#### [Required task]
Repeat only the lines below that run from the line with "Recreate this image" to the line with "const yTicks = [0, 1, 2, 3, 4, 5];", ends included; skip every picture.

[Begin]

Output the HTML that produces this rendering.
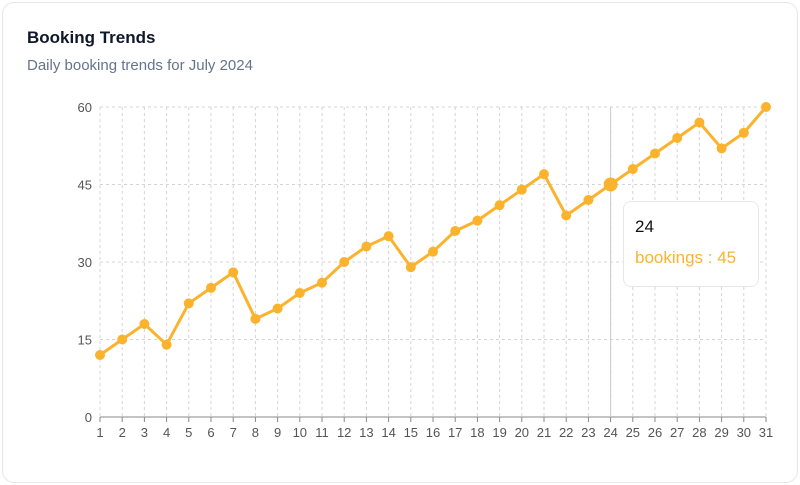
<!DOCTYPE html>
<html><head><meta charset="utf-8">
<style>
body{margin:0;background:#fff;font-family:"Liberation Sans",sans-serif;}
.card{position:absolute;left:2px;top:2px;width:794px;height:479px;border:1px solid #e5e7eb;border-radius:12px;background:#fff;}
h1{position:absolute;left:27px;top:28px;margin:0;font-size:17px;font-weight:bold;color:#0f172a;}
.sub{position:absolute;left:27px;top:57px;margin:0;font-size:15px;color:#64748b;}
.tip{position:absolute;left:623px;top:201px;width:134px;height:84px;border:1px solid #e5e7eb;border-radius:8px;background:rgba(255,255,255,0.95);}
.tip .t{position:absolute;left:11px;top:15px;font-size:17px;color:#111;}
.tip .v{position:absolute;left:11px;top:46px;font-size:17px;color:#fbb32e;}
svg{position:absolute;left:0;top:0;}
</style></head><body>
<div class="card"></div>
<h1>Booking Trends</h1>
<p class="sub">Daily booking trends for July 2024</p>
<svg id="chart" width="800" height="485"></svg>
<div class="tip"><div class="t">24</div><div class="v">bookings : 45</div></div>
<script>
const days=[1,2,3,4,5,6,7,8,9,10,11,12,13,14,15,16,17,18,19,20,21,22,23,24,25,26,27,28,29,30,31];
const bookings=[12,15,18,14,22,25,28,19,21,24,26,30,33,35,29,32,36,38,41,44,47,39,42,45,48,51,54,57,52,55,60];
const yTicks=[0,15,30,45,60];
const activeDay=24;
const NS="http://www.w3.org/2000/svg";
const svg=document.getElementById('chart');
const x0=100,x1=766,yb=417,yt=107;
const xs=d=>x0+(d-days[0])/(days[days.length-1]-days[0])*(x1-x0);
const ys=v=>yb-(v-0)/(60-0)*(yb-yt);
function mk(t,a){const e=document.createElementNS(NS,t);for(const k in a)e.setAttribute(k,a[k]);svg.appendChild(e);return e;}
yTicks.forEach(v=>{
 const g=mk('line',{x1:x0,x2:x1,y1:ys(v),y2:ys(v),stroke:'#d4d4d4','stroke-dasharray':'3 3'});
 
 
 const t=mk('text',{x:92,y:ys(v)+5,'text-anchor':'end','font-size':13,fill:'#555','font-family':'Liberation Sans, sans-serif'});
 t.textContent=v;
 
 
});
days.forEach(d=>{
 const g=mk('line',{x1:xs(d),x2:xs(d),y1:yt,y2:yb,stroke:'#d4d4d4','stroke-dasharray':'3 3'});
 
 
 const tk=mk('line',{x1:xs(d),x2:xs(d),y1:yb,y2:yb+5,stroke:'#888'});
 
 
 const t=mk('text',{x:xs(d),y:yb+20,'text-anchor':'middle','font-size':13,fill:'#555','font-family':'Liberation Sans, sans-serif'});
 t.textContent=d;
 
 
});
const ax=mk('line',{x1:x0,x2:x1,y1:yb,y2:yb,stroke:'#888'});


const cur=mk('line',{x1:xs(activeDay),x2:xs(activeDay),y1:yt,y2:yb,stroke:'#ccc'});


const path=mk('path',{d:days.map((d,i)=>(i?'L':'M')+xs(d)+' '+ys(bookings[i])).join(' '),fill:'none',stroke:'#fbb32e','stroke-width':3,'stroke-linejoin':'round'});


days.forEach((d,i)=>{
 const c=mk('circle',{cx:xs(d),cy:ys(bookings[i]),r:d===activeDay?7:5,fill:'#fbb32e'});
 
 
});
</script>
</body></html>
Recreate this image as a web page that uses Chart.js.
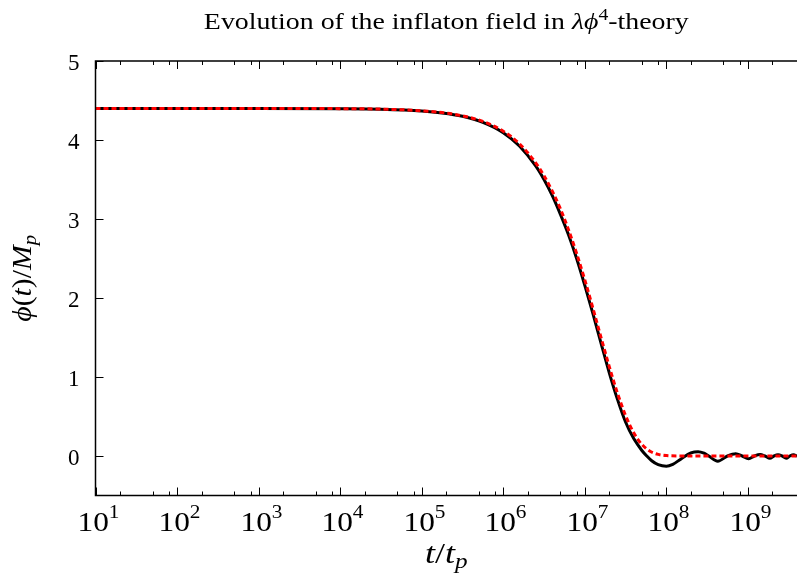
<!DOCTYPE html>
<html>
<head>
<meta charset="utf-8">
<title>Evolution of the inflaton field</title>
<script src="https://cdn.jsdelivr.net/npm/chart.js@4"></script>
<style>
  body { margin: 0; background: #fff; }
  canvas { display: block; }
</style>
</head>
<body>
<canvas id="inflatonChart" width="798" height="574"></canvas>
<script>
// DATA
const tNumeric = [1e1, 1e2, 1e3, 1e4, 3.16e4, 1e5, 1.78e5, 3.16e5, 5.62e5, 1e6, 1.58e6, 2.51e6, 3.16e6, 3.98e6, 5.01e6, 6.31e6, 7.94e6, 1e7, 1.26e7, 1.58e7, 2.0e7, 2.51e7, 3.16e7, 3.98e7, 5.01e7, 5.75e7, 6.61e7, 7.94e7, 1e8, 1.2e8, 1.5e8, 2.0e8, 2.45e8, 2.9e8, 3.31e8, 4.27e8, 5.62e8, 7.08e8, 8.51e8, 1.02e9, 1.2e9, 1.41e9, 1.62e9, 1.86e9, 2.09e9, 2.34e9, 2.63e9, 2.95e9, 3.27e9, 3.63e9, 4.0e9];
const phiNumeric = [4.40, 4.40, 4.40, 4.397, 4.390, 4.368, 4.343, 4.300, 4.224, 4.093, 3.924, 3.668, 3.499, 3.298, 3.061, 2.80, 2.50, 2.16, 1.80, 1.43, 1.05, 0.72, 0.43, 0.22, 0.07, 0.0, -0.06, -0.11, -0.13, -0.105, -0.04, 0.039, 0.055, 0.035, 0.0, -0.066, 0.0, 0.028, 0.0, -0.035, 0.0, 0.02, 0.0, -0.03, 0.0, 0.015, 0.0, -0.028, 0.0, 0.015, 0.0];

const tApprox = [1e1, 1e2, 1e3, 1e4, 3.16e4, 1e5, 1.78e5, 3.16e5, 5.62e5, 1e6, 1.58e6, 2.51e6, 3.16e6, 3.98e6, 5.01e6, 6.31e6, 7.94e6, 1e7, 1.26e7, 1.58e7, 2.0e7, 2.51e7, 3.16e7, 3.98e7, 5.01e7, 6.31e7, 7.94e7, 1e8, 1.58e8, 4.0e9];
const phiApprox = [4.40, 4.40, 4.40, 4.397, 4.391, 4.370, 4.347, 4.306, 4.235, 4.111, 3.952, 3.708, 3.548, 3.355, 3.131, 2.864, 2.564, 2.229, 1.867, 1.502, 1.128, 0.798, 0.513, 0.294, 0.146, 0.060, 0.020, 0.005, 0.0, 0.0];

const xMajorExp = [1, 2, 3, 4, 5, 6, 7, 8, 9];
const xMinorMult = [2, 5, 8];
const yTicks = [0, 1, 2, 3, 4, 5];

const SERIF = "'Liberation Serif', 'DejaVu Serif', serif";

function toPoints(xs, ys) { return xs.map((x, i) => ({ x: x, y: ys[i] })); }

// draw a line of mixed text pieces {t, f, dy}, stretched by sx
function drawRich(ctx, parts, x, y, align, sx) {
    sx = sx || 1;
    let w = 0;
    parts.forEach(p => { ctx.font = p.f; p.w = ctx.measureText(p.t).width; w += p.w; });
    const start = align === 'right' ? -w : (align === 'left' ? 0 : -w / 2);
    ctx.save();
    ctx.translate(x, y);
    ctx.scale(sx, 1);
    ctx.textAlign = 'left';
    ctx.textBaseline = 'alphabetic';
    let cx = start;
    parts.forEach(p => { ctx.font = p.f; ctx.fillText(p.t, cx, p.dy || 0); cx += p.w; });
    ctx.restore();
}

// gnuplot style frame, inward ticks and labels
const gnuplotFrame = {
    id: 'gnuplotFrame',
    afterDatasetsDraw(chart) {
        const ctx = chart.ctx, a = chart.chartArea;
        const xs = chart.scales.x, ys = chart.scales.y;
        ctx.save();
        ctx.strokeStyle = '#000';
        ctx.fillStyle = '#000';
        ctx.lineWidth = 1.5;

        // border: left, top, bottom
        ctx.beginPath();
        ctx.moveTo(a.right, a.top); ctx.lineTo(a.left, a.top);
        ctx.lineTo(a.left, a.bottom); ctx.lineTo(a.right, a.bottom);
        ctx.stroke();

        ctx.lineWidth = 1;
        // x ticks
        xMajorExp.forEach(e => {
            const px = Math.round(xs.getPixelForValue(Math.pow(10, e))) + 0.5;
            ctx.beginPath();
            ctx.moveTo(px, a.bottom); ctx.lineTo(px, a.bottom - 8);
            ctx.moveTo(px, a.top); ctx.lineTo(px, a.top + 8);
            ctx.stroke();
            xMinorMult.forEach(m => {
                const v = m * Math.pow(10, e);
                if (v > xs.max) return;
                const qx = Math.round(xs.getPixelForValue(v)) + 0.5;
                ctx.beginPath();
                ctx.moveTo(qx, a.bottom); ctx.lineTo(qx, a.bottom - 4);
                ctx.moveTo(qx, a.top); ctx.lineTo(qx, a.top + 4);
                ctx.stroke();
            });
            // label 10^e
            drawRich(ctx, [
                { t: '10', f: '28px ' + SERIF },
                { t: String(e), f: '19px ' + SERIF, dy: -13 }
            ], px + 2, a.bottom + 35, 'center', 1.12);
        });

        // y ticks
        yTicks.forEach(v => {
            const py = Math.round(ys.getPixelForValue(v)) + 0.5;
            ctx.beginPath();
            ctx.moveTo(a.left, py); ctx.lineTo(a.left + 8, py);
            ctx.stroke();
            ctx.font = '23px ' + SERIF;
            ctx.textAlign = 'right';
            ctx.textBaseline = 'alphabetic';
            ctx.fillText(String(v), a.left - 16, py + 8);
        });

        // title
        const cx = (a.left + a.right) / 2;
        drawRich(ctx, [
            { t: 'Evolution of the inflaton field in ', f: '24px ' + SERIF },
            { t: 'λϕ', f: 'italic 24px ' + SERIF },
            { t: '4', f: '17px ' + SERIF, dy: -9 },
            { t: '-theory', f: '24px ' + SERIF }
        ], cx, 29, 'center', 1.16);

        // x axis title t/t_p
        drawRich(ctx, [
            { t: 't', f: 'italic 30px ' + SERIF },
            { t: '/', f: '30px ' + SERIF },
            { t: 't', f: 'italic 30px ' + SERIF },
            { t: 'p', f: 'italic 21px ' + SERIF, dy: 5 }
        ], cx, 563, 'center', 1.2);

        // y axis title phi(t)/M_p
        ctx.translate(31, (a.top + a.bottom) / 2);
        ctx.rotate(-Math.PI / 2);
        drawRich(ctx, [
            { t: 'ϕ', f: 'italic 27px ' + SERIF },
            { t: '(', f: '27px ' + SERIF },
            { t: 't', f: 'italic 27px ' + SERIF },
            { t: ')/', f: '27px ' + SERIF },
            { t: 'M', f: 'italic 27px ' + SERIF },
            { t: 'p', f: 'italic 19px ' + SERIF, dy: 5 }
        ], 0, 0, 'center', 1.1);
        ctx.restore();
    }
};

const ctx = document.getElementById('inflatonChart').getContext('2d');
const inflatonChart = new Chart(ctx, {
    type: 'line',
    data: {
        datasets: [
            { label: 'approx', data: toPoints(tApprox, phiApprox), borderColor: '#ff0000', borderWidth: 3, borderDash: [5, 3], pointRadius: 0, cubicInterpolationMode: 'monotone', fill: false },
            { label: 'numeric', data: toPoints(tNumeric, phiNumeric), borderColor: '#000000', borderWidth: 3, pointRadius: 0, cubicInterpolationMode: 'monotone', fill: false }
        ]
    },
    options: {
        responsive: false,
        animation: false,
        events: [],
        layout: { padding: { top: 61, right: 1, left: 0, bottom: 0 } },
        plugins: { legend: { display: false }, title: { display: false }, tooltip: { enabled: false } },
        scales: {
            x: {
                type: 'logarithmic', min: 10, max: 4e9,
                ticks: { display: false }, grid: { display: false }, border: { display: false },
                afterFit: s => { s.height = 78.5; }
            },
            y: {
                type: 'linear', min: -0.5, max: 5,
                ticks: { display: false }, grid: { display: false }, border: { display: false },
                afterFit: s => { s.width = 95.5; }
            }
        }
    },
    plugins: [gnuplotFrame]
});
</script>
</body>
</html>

[End]

#### [Response to the task]
Recreate this image as a web page that uses Chart.js.
<!DOCTYPE html>
<html>
<head>
<meta charset="utf-8">
<title>Evolution of the inflaton field</title>
<script src="https://cdn.jsdelivr.net/npm/chart.js@4"></script>
<style>
  body { margin: 0; background: #fff; }
  canvas { display: block; }
</style>
</head>
<body>
<canvas id="inflatonChart" width="798" height="574"></canvas>
<script>
// DATA
const tNumeric = [1e1, 1e2, 1e3, 1e4, 3.16e4, 1e5, 1.78e5, 3.16e5, 5.62e5, 1e6, 1.58e6, 2.51e6, 3.16e6, 3.98e6, 5.01e6, 6.31e6, 7.94e6, 1e7, 1.26e7, 1.58e7, 2.0e7, 2.51e7, 3.16e7, 3.98e7, 5.01e7, 5.75e7, 6.61e7, 7.94e7, 1e8, 1.2e8, 1.5e8, 2.0e8, 2.45e8, 2.9e8, 3.31e8, 4.27e8, 5.62e8, 7.08e8, 8.51e8, 1.02e9, 1.2e9, 1.41e9, 1.62e9, 1.86e9, 2.09e9, 2.34e9, 2.63e9, 2.95e9, 3.27e9, 3.63e9, 4.0e9];
const phiNumeric = [4.40, 4.40, 4.40, 4.397, 4.390, 4.368, 4.343, 4.300, 4.224, 4.093, 3.924, 3.668, 3.499, 3.298, 3.061, 2.80, 2.50, 2.16, 1.80, 1.43, 1.05, 0.72, 0.43, 0.22, 0.07, 0.0, -0.06, -0.11, -0.13, -0.105, -0.04, 0.039, 0.055, 0.035, 0.0, -0.066, 0.0, 0.028, 0.0, -0.035, 0.0, 0.02, 0.0, -0.03, 0.0, 0.015, 0.0, -0.028, 0.0, 0.015, 0.0];

const tApprox = [1e1, 1e2, 1e3, 1e4, 3.16e4, 1e5, 1.78e5, 3.16e5, 5.62e5, 1e6, 1.58e6, 2.51e6, 3.16e6, 3.98e6, 5.01e6, 6.31e6, 7.94e6, 1e7, 1.26e7, 1.58e7, 2.0e7, 2.51e7, 3.16e7, 3.98e7, 5.01e7, 6.31e7, 7.94e7, 1e8, 1.58e8, 4.0e9];
const phiApprox = [4.40, 4.40, 4.40, 4.397, 4.391, 4.370, 4.347, 4.306, 4.235, 4.111, 3.952, 3.708, 3.548, 3.355, 3.131, 2.864, 2.564, 2.229, 1.867, 1.502, 1.128, 0.798, 0.513, 0.294, 0.146, 0.060, 0.020, 0.005, 0.0, 0.0];

const xMajorExp = [1, 2, 3, 4, 5, 6, 7, 8, 9];
const xMinorMult = [2, 5, 8];
const yTicks = [0, 1, 2, 3, 4, 5];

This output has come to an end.